If the declaration for a planned community provides that any of the powers described in G.S. 47F‑3‑102 are to be exercised by or may be delegated to a profit or nonprofit corporation which exercises those or other powers on behalf of one or more other planned communities or for the benefit of the lot owners of one or more other planned communities, all provisions of this act applicable to lot owners' associations apply to any such corporation. (1998‑199, s. 1.)

 

§ 47F‑2‑121.  Merger or consolidation of planned communities.

(a) Any two or more planned communities, by agreement of the lot owners as provided in subsection (b) of this section, may be merged or consolidated into a single planned community. In the event of a merger or consolidation, unless the agreement otherwise provides, the resultant planned community is, for all purposes, the legal successor of all of the preexisting planned communities, and the operations and activities of all associations of the preexisting planned communities shall be merged or consolidated into a single association which shall hold all powers, rights, obligations, assets, and liabilities of all preexisting associations.

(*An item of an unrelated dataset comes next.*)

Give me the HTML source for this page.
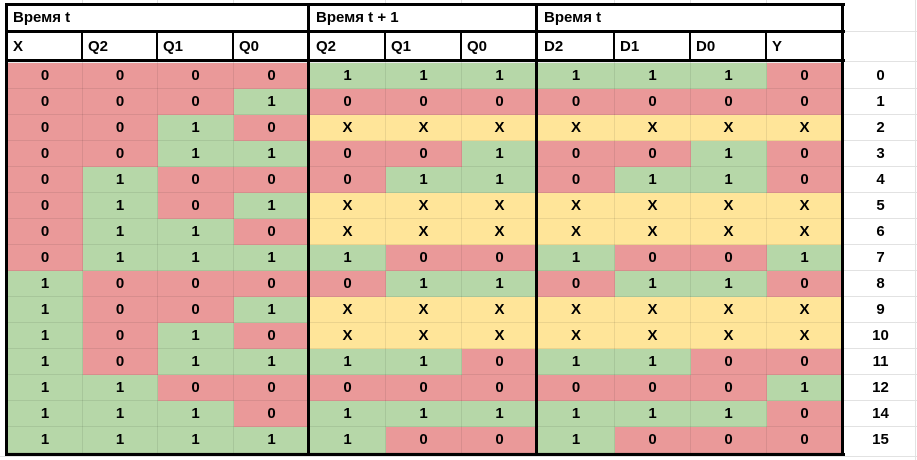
<!DOCTYPE html>
<html><head><meta charset="utf-8"><style>
body{margin:0;width:917px;height:460px;background:#fff;position:relative;overflow:hidden;font-family:"Liberation Sans",Arial,sans-serif;font-weight:bold;font-size:15px;color:#000}
.a{position:absolute}
.k{position:absolute;background:#000}
.g{position:absolute;background:#e2e2e2}
table{position:absolute;left:7px;top:62px;border-collapse:collapse;table-layout:fixed;width:835px}
td{height:25px;padding:0;border:1px solid rgba(0,0,0,0.08);text-align:center;font-size:15px}
.r{background:#ea9999}.g1{background:#b6d7a8}.y{background:#ffe599}
.h{position:absolute;font-size:15px;line-height:15px}
.n{position:absolute;left:844px;width:73px;text-align:center;font-size:15px}
</style></head><body>
<div class="g" style="left:82px;top:0;width:1px;height:4px"></div>
<div class="g" style="left:157px;top:0;width:1px;height:4px"></div>
<div class="g" style="left:233px;top:0;width:1px;height:4px"></div>
<div class="g" style="left:385px;top:0;width:1px;height:4px"></div>
<div class="g" style="left:461px;top:0;width:1px;height:4px"></div>
<div class="g" style="left:614px;top:0;width:1px;height:4px"></div>
<div class="g" style="left:690px;top:0;width:1px;height:4px"></div>
<div class="g" style="left:766px;top:0;width:1px;height:4px"></div>
<div class="g" style="left:844px;top:31px;width:73px;height:1px"></div>
<div class="g" style="left:844px;top:61px;width:73px;height:1px"></div>
<div class="g" style="left:844px;top:88px;width:73px;height:1px"></div>
<div class="g" style="left:844px;top:114px;width:73px;height:1px"></div>
<div class="g" style="left:844px;top:140px;width:73px;height:1px"></div>
<div class="g" style="left:844px;top:166px;width:73px;height:1px"></div>
<div class="g" style="left:844px;top:192px;width:73px;height:1px"></div>
<div class="g" style="left:844px;top:218px;width:73px;height:1px"></div>
<div class="g" style="left:844px;top:244px;width:73px;height:1px"></div>
<div class="g" style="left:844px;top:270px;width:73px;height:1px"></div>
<div class="g" style="left:844px;top:296px;width:73px;height:1px"></div>
<div class="g" style="left:844px;top:322px;width:73px;height:1px"></div>
<div class="g" style="left:844px;top:348px;width:73px;height:1px"></div>
<div class="g" style="left:844px;top:374px;width:73px;height:1px"></div>
<div class="g" style="left:844px;top:400px;width:73px;height:1px"></div>
<div class="g" style="left:844px;top:426px;width:73px;height:1px"></div>
<div class="g" style="left:0;top:456px;width:917px;height:1px"></div>
<div class="g" style="left:915px;top:0;width:1px;height:460px"></div>

<div class="h" style="left:13px;top:10px">Время t</div>
<div class="h" style="left:316px;top:10px">Время t + 1</div>
<div class="h" style="left:544px;top:10px">Время t</div>
<div class="h" style="left:13px;top:39px">X</div>
<div class="h" style="left:88px;top:39px">Q2</div>
<div class="h" style="left:163px;top:39px">Q1</div>
<div class="h" style="left:239px;top:39px">Q0</div>
<div class="h" style="left:316px;top:39px">Q2</div>
<div class="h" style="left:391px;top:39px">Q1</div>
<div class="h" style="left:467px;top:39px">Q0</div>
<div class="h" style="left:544px;top:39px">D2</div>
<div class="h" style="left:620px;top:39px">D1</div>
<div class="h" style="left:696px;top:39px">D0</div>
<div class="h" style="left:772px;top:39px">Y</div>

<table>
<colgroup><col style="width:75px"><col style="width:75px"><col style="width:76px"><col style="width:76px"><col style="width:76px"><col style="width:76px"><col style="width:76px"><col style="width:77px"><col style="width:76px"><col style="width:76px"><col style="width:76px"></colgroup>
<tr><td class="r">0</td><td class="r">0</td><td class="r">0</td><td class="r">0</td><td class="g1">1</td><td class="g1">1</td><td class="g1">1</td><td class="g1">1</td><td class="g1">1</td><td class="g1">1</td><td class="r">0</td></tr>
<tr><td class="r">0</td><td class="r">0</td><td class="r">0</td><td class="g1">1</td><td class="r">0</td><td class="r">0</td><td class="r">0</td><td class="r">0</td><td class="r">0</td><td class="r">0</td><td class="r">0</td></tr>
<tr><td class="r">0</td><td class="r">0</td><td class="g1">1</td><td class="r">0</td><td class="y">X</td><td class="y">X</td><td class="y">X</td><td class="y">X</td><td class="y">X</td><td class="y">X</td><td class="y">X</td></tr>
<tr><td class="r">0</td><td class="r">0</td><td class="g1">1</td><td class="g1">1</td><td class="r">0</td><td class="r">0</td><td class="g1">1</td><td class="r">0</td><td class="r">0</td><td class="g1">1</td><td class="r">0</td></tr>
<tr><td class="r">0</td><td class="g1">1</td><td class="r">0</td><td class="r">0</td><td class="r">0</td><td class="g1">1</td><td class="g1">1</td><td class="r">0</td><td class="g1">1</td><td class="g1">1</td><td class="r">0</td></tr>
<tr><td class="r">0</td><td class="g1">1</td><td class="r">0</td><td class="g1">1</td><td class="y">X</td><td class="y">X</td><td class="y">X</td><td class="y">X</td><td class="y">X</td><td class="y">X</td><td class="y">X</td></tr>
<tr><td class="r">0</td><td class="g1">1</td><td class="g1">1</td><td class="r">0</td><td class="y">X</td><td class="y">X</td><td class="y">X</td><td class="y">X</td><td class="y">X</td><td class="y">X</td><td class="y">X</td></tr>
<tr><td class="r">0</td><td class="g1">1</td><td class="g1">1</td><td class="g1">1</td><td class="g1">1</td><td class="r">0</td><td class="r">0</td><td class="g1">1</td><td class="r">0</td><td class="r">0</td><td class="g1">1</td></tr>
<tr><td class="g1">1</td><td class="r">0</td><td class="r">0</td><td class="r">0</td><td class="r">0</td><td class="g1">1</td><td class="g1">1</td><td class="r">0</td><td class="g1">1</td><td class="g1">1</td><td class="r">0</td></tr>
<tr><td class="g1">1</td><td class="r">0</td><td class="r">0</td><td class="g1">1</td><td class="y">X</td><td class="y">X</td><td class="y">X</td><td class="y">X</td><td class="y">X</td><td class="y">X</td><td class="y">X</td></tr>
<tr><td class="g1">1</td><td class="r">0</td><td class="g1">1</td><td class="r">0</td><td class="y">X</td><td class="y">X</td><td class="y">X</td><td class="y">X</td><td class="y">X</td><td class="y">X</td><td class="y">X</td></tr>
<tr><td class="g1">1</td><td class="r">0</td><td class="g1">1</td><td class="g1">1</td><td class="g1">1</td><td class="g1">1</td><td class="r">0</td><td class="g1">1</td><td class="g1">1</td><td class="r">0</td><td class="r">0</td></tr>
<tr><td class="g1">1</td><td class="g1">1</td><td class="r">0</td><td class="r">0</td><td class="r">0</td><td class="r">0</td><td class="r">0</td><td class="r">0</td><td class="r">0</td><td class="r">0</td><td class="g1">1</td></tr>
<tr><td class="g1">1</td><td class="g1">1</td><td class="g1">1</td><td class="r">0</td><td class="g1">1</td><td class="g1">1</td><td class="g1">1</td><td class="g1">1</td><td class="g1">1</td><td class="g1">1</td><td class="r">0</td></tr>
<tr><td class="g1">1</td><td class="g1">1</td><td class="g1">1</td><td class="g1">1</td><td class="g1">1</td><td class="r">0</td><td class="r">0</td><td class="g1">1</td><td class="r">0</td><td class="r">0</td><td class="r">0</td></tr>
</table>

<div class="k" style="left:5px;top:3px;width:840px;height:3px"></div>
<div class="k" style="left:5px;top:30px;width:840px;height:3px"></div>
<div class="k" style="left:5px;top:59px;width:840px;height:3px"></div>
<div class="k" style="left:5px;top:453px;width:840px;height:3px"></div>
<div class="k" style="left:5px;top:3px;width:3px;height:453px"></div>
<div class="k" style="left:307px;top:3px;width:3px;height:453px"></div>
<div class="k" style="left:535px;top:3px;width:3px;height:453px"></div>
<div class="k" style="left:841px;top:3px;width:3px;height:453px"></div>
<div class="k" style="left:81px;top:31px;width:2px;height:30px"></div>
<div class="k" style="left:156px;top:31px;width:2px;height:30px"></div>
<div class="k" style="left:232px;top:31px;width:2px;height:30px"></div>
<div class="k" style="left:384px;top:31px;width:2px;height:30px"></div>
<div class="k" style="left:460px;top:31px;width:2px;height:30px"></div>
<div class="k" style="left:613px;top:31px;width:2px;height:30px"></div>
<div class="k" style="left:689px;top:31px;width:2px;height:30px"></div>
<div class="k" style="left:765px;top:31px;width:2px;height:30px"></div>

<div class="n" style="top:67px">0</div>
<div class="n" style="top:93px">1</div>
<div class="n" style="top:119px">2</div>
<div class="n" style="top:145px">3</div>
<div class="n" style="top:171px">4</div>
<div class="n" style="top:197px">5</div>
<div class="n" style="top:223px">6</div>
<div class="n" style="top:249px">7</div>
<div class="n" style="top:275px">8</div>
<div class="n" style="top:301px">9</div>
<div class="n" style="top:327px">10</div>
<div class="n" style="top:353px">11</div>
<div class="n" style="top:379px">12</div>
<div class="n" style="top:405px">14</div>
<div class="n" style="top:431px">15</div>
</body></html>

(b) An agreement of two or more planned communities to merge or consolidate pursuant to subsection (a) of this section shall be evidenced by an agreement prepared, executed, recorded, and certified by the president of the association of each of the preexisting planned communities following approval by owners of lots to which are allocated the percentage of votes in each planned community required to terminate that planned community. Any such agreement shall be recorded in every county in which a portion of the planned community is located and is not effective until recorded.

(c) Every merger or consolidation agreement shall provide for the reallocation of the allocated interests in the new association among the lots of the resultant planned community either (i) by stating the reallocations or the formulas upon which they are based or (ii) by stating the percentage of overall common expense liabilities and votes in the new association which are allocated to all of the lots comprising each of the preexisting planned communities, and providing that the portion of the percentages allocated to each lot formerly comprising a part of the preexisting planned community shall be equal to the percentages of common expense liabilities and votes in the association allocated to that lot by the declaration of the preexisting planned community. (1998‑199, s. 1.)